Winslow describes sting operations with immersive, heart-grabbing intensity. You don’t read these books; you live in them. You come to learn all about what it means for a good cop to go undercover as a bad one; for a black ex-con to be coaxed into the world of high-stakes New York drug dealing because he can reach a market Mexicans can’t; for a Staten Island addict to fall helpless prey to the drug trade’s latest bright idea (a near-lethal burst of fentanyl added to the usual heroin). Each story is personal.

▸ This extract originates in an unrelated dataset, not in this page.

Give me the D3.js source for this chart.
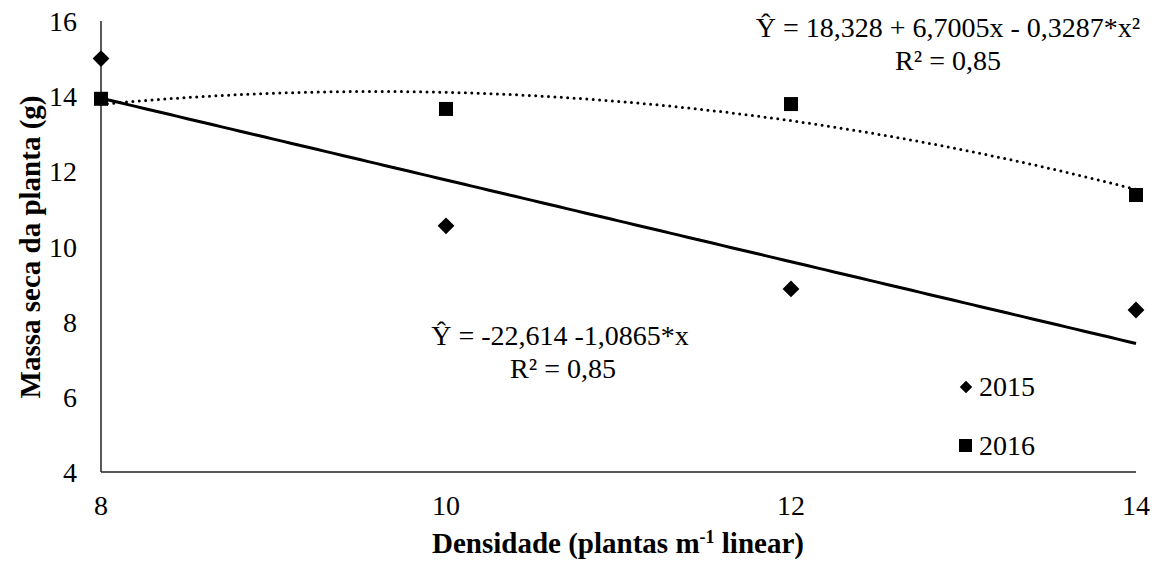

But each has huge ramifications in Winslow’s larger scheme.
The single most wrenching subplot involves a 10-year-old Guatemalan boy whose life is all but over, thanks to a system of graft that makes prostitutes out of women and thugs out of men. The boy is not described cheerlessly; Winslow doesn’t write in that register. The child is amazingly hardy. But the book shows the single day, the single stroke of fate, that may determine his entire future if the systemic corruption that pervades “The Border” has its way.
About making prostitutes out of women: Let’s just say that Winslow didn’t invent the horrors of the drug world, and assume he’s presenting a version of what he’s seen and heard about them. The words used around gender and race in this book are frequently ugly, and in these times that calls for a warning.
Last and never least with Winslow: the matter of languages. He is fluent in many of them, and “The Border” once again shows off those talents. There’s slang, of course. Why have a snitch sing when he can be “doing his best Freddie Mercury imitation for D.E.A. right now”? There is cop. There is politician, hit man, high roller. There is psycho — always a favorite, and always handy in the circles in which these books have traveled. “We’re soul mates,” one character says to another. “In the sense that neither of us has one.”
The border ends with another idea about the soul. “There is no wall that divides the human soul between its best impulses and its worst.” Two classic trilogies, “The Godfather” and now this one, are built upon it.